Der Beklagte sei verpflichtet gewesen, sein Produktangebot ständig auf die Indizierung einzelner Spiele durchzugehen bzw. die Veröffentlichungen indizierter Produkte zu verfolgen und entsprechende Spiele aus seinem Sortiment zu nehmen. Entsprechend sah das Gericht einen Unterlassungsanspruch aus unlauterem Wettbewerb als gegeben an.

Diese Pflicht dürfe er auch nicht auf seinen Großhändler übertragen und sich auf dessen Daten verlassen. Die Frist von gut einer Woche nach Veröffentlichung der Indizierung des Spiels „50 Cent Bulletproof“, welche die Klägerin mit ihrer Abmahnung gewartet hatte, sei ausreichend gewesen, um der genannten Verpflichtung nachzukommen.

Die Argumentation ist an sich schlüssig, denn die Jugendschutzregelungen aus § 15 Abs. 1 Nr. 6 JuSchG zum Schutze der Jugend stellen Marktverhaltensregelungen zum Schutze des Verbrauchers dar (wie bereits der BGH in 2007 entschieden hat) und können bei Nichtbeachtung somit über nach § 3, 4 Nr. 11, UWG zu entsprechenden kostenpflichtigen Abmahnungen führen. Da sich die Argumentation auch auf fehlerhaft bezeichnete Altersfreigaben erweitern lässt und somit das Anbieten eines Spieles ohne Jugendfreigabe mit einer Kennzeichnung beispielsweise als „ Freigegeben ab 16 Jahren gemäß § 14 JuSchG“ ebenfalls zu einer Abmahnung eines Konkurrenten führen könnte, sollte auf die Datenpflege besonders geachtet werden, insbesondere da ein Großhändler auch falsche Daten liefern könnte und einem als Abgemahnter dann nur ein möglicher Regressanspruch gegen den Großhändler bleibt.

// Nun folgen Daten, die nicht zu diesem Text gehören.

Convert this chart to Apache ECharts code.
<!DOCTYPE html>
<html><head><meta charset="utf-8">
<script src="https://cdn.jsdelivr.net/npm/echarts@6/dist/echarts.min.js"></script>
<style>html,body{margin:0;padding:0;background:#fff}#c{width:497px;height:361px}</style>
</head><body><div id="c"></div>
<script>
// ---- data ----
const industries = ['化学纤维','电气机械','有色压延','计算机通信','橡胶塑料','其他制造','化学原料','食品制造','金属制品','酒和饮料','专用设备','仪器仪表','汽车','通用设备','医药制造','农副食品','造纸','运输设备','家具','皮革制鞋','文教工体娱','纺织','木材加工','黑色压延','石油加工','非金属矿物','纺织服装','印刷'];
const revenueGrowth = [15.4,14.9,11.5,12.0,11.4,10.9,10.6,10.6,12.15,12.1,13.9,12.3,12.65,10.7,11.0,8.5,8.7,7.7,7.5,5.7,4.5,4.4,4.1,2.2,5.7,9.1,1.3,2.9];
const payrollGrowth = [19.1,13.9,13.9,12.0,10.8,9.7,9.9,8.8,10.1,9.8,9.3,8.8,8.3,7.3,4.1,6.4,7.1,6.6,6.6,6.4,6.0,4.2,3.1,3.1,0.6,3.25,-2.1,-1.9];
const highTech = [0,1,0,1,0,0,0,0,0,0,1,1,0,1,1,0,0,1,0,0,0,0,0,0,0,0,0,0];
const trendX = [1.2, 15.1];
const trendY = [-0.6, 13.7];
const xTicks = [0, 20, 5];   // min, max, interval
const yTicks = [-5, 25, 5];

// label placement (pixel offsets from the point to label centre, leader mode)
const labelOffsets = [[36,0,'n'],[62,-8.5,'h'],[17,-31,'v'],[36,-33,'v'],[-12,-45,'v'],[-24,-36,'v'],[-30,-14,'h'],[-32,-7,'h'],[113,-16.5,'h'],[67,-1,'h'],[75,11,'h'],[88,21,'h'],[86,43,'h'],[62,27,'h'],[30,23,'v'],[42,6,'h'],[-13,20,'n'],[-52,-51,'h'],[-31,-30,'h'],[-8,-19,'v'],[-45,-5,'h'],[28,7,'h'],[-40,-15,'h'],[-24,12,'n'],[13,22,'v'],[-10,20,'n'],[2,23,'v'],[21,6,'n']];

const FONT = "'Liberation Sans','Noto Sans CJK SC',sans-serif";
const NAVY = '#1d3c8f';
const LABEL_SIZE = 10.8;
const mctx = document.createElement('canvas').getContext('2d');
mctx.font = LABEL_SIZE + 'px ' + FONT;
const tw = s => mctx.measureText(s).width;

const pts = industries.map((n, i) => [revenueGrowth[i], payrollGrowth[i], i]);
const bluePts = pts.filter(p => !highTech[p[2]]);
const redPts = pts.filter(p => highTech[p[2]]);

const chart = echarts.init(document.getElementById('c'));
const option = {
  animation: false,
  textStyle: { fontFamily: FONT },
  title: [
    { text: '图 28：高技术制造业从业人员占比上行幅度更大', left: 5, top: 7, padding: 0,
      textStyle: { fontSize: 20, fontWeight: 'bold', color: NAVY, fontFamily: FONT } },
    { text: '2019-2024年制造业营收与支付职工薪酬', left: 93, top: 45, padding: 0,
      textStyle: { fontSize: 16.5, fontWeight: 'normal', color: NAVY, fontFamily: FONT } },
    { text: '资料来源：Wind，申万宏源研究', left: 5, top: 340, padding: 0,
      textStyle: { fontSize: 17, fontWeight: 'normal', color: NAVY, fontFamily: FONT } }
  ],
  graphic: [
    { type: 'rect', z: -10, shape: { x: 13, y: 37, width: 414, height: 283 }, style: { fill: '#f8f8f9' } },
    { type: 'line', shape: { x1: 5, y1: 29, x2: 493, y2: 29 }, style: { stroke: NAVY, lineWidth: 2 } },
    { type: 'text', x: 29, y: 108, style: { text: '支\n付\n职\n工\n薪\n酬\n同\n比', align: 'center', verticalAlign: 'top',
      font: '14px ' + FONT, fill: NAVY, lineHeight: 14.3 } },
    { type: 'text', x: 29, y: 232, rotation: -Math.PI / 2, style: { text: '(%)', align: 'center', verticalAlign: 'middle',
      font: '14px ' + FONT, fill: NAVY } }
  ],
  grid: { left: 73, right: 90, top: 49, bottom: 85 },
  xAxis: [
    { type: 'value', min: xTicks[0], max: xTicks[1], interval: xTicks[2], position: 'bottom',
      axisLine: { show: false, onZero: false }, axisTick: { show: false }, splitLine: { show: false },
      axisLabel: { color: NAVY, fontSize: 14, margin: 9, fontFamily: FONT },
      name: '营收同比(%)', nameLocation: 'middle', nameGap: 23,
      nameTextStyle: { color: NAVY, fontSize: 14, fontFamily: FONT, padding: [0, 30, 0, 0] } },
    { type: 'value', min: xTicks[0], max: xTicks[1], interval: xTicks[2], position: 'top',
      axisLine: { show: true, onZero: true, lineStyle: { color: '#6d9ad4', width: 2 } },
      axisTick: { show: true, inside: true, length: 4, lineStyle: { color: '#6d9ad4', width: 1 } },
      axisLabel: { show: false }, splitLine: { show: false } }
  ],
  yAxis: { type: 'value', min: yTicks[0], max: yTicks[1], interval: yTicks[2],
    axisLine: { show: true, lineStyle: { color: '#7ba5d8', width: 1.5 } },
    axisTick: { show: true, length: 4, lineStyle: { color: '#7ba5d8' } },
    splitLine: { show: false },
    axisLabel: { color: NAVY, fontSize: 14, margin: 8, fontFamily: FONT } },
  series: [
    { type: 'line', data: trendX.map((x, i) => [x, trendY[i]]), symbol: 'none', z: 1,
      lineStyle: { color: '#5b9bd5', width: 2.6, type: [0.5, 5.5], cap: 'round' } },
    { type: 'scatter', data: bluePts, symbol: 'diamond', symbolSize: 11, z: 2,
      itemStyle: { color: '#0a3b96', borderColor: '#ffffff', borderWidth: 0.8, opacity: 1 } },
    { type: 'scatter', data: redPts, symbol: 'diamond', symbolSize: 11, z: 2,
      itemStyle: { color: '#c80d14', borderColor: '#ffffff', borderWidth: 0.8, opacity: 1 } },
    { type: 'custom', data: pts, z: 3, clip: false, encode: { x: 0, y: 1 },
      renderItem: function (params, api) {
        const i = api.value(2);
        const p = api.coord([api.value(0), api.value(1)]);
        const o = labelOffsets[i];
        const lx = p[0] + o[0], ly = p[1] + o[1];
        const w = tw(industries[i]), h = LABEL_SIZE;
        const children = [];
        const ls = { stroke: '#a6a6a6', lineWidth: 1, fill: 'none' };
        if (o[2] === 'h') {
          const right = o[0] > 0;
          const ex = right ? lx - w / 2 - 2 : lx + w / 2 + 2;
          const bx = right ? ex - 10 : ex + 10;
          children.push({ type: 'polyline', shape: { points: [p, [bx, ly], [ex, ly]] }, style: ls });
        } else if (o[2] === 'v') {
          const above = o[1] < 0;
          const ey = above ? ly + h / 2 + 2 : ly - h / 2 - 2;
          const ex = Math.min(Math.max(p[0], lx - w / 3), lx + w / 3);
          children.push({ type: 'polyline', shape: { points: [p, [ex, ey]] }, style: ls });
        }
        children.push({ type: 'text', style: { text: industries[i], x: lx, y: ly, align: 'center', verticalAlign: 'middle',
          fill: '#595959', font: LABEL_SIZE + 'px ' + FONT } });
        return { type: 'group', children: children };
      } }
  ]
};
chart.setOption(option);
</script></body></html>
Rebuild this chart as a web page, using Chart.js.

Übrigens ist auch eine Exkulpierung nicht dahingehend möglich, dass ein unerfahrener Angestellter die Daten eingetragen und dabei einen Fehler begangen hat. Auch für einen solchen Fehler muss der Onlinehändler haften.

Interessant ist an dem Urteil desweiteren, dass das OLG Zweifel des Beklagten, dass es sich bei dem von ihm angebotenen Spiel gerade um die indizierte „EU-Version“ handelte, nicht gelten ließ. Die Klägerin dürfe, in Abwesenheit sonstiger Anhaltspunkte, ohne Weiteres davon ausgehen, dass ein in der Europäischen Union ansässiger Anbieter die für diesen Wirtschaftsraum auf den Markt gebrachte und allgemein zugelassene Version anbietet.

Der anwaltliche Rat muss daher lauten: Augen auf beim Warenbestand!